'''

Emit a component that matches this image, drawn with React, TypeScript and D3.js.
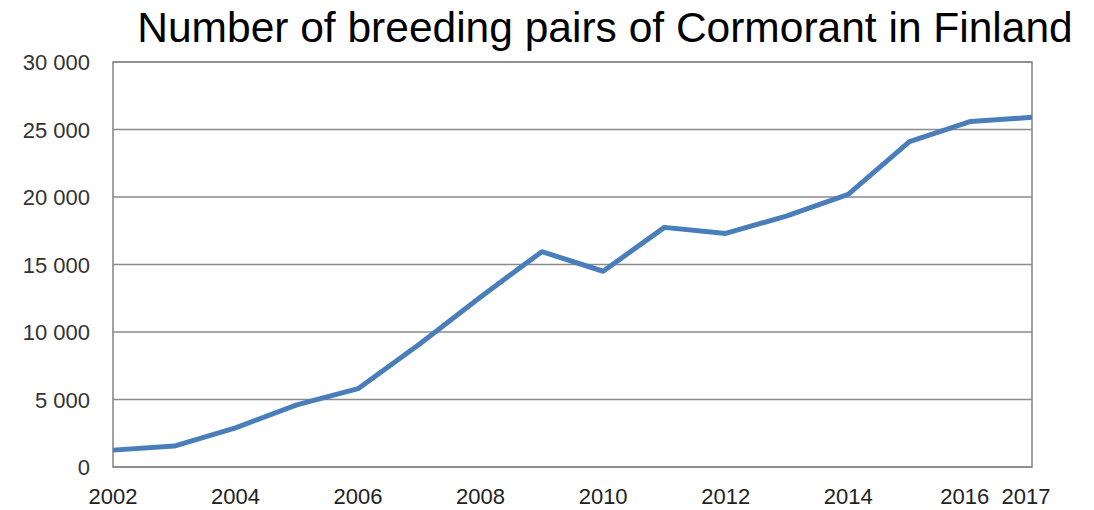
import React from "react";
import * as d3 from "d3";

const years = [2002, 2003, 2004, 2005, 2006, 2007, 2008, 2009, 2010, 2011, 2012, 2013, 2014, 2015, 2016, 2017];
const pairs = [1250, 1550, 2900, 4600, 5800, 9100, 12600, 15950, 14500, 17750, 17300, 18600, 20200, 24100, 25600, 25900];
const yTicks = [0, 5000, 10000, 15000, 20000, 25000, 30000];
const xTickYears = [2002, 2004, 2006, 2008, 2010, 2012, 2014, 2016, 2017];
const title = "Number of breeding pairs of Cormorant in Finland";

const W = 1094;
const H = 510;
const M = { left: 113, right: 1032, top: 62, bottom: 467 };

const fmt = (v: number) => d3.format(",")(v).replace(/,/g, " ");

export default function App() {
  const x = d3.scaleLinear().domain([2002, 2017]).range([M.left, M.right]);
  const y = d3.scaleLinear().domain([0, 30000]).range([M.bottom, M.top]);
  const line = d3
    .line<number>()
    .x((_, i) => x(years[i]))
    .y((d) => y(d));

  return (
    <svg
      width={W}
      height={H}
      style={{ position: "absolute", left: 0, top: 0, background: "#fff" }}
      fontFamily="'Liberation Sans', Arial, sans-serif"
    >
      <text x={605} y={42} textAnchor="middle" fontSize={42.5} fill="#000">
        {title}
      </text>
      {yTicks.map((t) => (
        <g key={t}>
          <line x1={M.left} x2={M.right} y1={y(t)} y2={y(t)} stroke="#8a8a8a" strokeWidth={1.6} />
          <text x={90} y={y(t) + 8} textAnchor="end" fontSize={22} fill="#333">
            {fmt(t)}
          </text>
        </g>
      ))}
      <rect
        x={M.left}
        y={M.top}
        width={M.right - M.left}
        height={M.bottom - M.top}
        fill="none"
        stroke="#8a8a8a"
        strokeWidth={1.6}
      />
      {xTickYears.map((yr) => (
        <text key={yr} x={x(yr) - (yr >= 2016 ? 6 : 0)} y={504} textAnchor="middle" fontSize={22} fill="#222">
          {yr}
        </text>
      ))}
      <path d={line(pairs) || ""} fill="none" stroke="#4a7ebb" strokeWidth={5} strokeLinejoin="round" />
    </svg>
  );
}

'''

(Set task): Return exactly what appears from the opening line of the material through the line with "const fmt = (v: number)", apart from the pictures.

(Completed task):
Emit a component that matches this image, drawn with React, TypeScript and D3.js.
import React from "react";
import * as d3 from "d3";

const years = [2002, 2003, 2004, 2005, 2006, 2007, 2008, 2009, 2010, 2011, 2012, 2013, 2014, 2015, 2016, 2017];
const pairs = [1250, 1550, 2900, 4600, 5800, 9100, 12600, 15950, 14500, 17750, 17300, 18600, 20200, 24100, 25600, 25900];
const yTicks = [0, 5000, 10000, 15000, 20000, 25000, 30000];
const xTickYears = [2002, 2004, 2006, 2008, 2010, 2012, 2014, 2016, 2017];
const title = "Number of breeding pairs of Cormorant in Finland";

const W = 1094;
const H = 510;
const M = { left: 113, right: 1032, top: 62, bottom: 467 };

const fmt = (v: number) => d3.format(",")(v).replace(/,/g, " ");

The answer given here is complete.